REQUIRED TASK
Output every line below without omitting or altering anything.

━━ PROVIDED DATA

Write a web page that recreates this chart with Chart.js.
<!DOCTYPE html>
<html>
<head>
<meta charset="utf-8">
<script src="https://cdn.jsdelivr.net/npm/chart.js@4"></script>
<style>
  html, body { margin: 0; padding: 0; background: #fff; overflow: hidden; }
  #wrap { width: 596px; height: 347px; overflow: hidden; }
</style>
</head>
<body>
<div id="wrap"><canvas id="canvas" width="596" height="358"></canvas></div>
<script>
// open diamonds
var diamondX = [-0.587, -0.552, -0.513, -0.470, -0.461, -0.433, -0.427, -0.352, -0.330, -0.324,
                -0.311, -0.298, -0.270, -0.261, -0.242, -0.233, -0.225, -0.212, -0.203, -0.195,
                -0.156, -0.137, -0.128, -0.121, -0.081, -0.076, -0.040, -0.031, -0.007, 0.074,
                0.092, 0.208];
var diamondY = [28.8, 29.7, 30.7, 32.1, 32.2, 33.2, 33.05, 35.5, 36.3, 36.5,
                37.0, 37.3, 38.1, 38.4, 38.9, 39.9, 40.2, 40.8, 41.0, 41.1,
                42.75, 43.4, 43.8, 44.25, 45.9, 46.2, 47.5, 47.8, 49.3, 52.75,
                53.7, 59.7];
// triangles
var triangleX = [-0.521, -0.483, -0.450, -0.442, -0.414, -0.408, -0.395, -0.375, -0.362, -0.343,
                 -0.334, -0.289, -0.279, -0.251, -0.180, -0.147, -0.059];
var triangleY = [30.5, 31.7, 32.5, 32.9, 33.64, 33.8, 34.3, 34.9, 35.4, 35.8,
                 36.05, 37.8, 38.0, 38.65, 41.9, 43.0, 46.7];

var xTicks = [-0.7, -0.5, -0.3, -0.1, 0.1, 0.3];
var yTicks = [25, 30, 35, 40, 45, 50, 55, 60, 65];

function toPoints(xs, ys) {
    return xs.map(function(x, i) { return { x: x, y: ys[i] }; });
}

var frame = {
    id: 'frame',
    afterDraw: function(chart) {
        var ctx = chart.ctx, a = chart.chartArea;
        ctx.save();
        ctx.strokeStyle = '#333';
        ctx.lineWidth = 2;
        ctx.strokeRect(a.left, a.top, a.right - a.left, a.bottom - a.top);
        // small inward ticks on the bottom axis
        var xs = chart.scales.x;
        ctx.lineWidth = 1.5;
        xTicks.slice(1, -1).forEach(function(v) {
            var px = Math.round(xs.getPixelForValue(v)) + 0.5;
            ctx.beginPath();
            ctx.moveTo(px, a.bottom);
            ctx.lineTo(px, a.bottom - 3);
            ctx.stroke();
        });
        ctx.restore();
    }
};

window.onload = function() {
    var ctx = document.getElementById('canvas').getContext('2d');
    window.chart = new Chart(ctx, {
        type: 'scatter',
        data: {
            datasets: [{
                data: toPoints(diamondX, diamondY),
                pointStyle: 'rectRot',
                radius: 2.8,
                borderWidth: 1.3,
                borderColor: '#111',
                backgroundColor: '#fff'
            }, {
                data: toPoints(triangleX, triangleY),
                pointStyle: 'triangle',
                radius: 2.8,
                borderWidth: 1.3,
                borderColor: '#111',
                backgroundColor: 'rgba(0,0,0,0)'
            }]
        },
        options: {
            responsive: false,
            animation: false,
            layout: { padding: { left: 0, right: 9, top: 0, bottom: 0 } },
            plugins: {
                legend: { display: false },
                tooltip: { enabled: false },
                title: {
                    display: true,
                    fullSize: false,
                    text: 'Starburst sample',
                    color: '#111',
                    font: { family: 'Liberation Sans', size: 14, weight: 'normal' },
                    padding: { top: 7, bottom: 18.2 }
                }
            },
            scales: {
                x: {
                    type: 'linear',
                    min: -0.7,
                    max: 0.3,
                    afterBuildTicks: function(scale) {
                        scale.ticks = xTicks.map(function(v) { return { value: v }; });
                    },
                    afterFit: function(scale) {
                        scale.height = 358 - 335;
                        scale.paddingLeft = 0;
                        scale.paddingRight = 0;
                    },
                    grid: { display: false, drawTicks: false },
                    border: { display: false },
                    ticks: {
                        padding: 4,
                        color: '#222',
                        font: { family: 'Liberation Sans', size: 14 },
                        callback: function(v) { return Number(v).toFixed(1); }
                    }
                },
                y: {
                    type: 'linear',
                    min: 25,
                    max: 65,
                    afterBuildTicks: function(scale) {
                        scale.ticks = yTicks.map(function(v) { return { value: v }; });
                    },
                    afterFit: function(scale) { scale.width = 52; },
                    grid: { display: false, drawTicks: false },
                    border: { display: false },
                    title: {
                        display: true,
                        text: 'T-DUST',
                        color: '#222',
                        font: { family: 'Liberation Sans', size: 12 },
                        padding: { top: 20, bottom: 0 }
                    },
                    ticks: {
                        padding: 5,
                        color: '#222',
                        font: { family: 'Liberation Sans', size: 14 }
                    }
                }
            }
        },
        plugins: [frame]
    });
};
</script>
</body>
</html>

━━━━

RESPONSE BELOW
Write a web page that recreates this chart with Chart.js.
<!DOCTYPE html>
<html>
<head>
<meta charset="utf-8">
<script src="https://cdn.jsdelivr.net/npm/chart.js@4"></script>
<style>
  html, body { margin: 0; padding: 0; background: #fff; overflow: hidden; }
  #wrap { width: 596px; height: 347px; overflow: hidden; }
</style>
</head>
<body>
<div id="wrap"><canvas id="canvas" width="596" height="358"></canvas></div>
<script>
// open diamonds
var diamondX = [-0.587, -0.552, -0.513, -0.470, -0.461, -0.433, -0.427, -0.352, -0.330, -0.324,
                -0.311, -0.298, -0.270, -0.261, -0.242, -0.233, -0.225, -0.212, -0.203, -0.195,
                -0.156, -0.137, -0.128, -0.121, -0.081, -0.076, -0.040, -0.031, -0.007, 0.074,
                0.092, 0.208];
var diamondY = [28.8, 29.7, 30.7, 32.1, 32.2, 33.2, 33.05, 35.5, 36.3, 36.5,
                37.0, 37.3, 38.1, 38.4, 38.9, 39.9, 40.2, 40.8, 41.0, 41.1,
                42.75, 43.4, 43.8, 44.25, 45.9, 46.2, 47.5, 47.8, 49.3, 52.75,
                53.7, 59.7];
// triangles
var triangleX = [-0.521, -0.483, -0.450, -0.442, -0.414, -0.408, -0.395, -0.375, -0.362, -0.343,
                 -0.334, -0.289, -0.279, -0.251, -0.180, -0.147, -0.059];
var triangleY = [30.5, 31.7, 32.5, 32.9, 33.64, 33.8, 34.3, 34.9, 35.4, 35.8,
                 36.05, 37.8, 38.0, 38.65, 41.9, 43.0, 46.7];

var xTicks = [-0.7, -0.5, -0.3, -0.1, 0.1, 0.3];
var yTicks = [25, 30, 35, 40, 45, 50, 55, 60, 65];

function toPoints(xs, ys) {
    return xs.map(function(x, i) { return { x: x, y: ys[i] }; });
}

var frame = {
    id: 'frame',
    afterDraw: function(chart) {
        var ctx = chart.ctx, a = chart.chartArea;
        ctx.save();
        ctx.strokeStyle = '#333';
        ctx.lineWidth = 2;
        ctx.strokeRect(a.left, a.top, a.right - a.left, a.bottom - a.top);
        // small inward ticks on the bottom axis
        var xs = chart.scales.x;
        ctx.lineWidth = 1.5;
        xTicks.slice(1, -1).forEach(function(v) {
            var px = Math.round(xs.getPixelForValue(v)) + 0.5;
            ctx.beginPath();
            ctx.moveTo(px, a.bottom);
            ctx.lineTo(px, a.bottom - 3);
            ctx.stroke();
        });
        ctx.restore();
    }
};

window.onload = function() {
    var ctx = document.getElementById('canvas').getContext('2d');
    window.chart = new Chart(ctx, {
        type: 'scatter',
        data: {
            datasets: [{
                data: toPoints(diamondX, diamondY),
                pointStyle: 'rectRot',
                radius: 2.8,
                borderWidth: 1.3,
                borderColor: '#111',
                backgroundColor: '#fff'
            }, {
                data: toPoints(triangleX, triangleY),
                pointStyle: 'triangle',
                radius: 2.8,
                borderWidth: 1.3,
                borderColor: '#111',
                backgroundColor: 'rgba(0,0,0,0)'
            }]
        },
        options: {
            responsive: false,
            animation: false,
            layout: { padding: { left: 0, right: 9, top: 0, bottom: 0 } },
            plugins: {
                legend: { display: false },
                tooltip: { enabled: false },
                title: {
                    display: true,
                    fullSize: false,
                    text: 'Starburst sample',
                    color: '#111',
                    font: { family: 'Liberation Sans', size: 14, weight: 'normal' },
                    padding: { top: 7, bottom: 18.2 }
                }
            },
            scales: {
                x: {
                    type: 'linear',
                    min: -0.7,
                    max: 0.3,
                    afterBuildTicks: function(scale) {
                        scale.ticks = xTicks.map(function(v) { return { value: v }; });
                    },
                    afterFit: function(scale) {
                        scale.height = 358 - 335;
                        scale.paddingLeft = 0;
                        scale.paddingRight = 0;
                    },
                    grid: { display: false, drawTicks: false },
                    border: { display: false },
                    ticks: {
                        padding: 4,
                        color: '#222',
                        font: { family: 'Liberation Sans', size: 14 },
                        callback: function(v) { return Number(v).toFixed(1); }
                    }
                },
                y: {
                    type: 'linear',
                    min: 25,
                    max: 65,
                    afterBuildTicks: function(scale) {
                        scale.ticks = yTicks.map(function(v) { return { value: v }; });
                    },
                    afterFit: function(scale) { scale.width = 52; },
                    grid: { display: false, drawTicks: false },
                    border: { display: false },
                    title: {
                        display: true,
                        text: 'T-DUST',
                        color: '#222',
                        font: { family: 'Liberation Sans', size: 12 },
                        padding: { top: 20, bottom: 0 }
                    },
                    ticks: {
                        padding: 5,
                        color: '#222',
                        font: { family: 'Liberation Sans', size: 14 }
                    }
                }
            }
        },
        plugins: [frame]
    });
};
</script>
</body>
</html>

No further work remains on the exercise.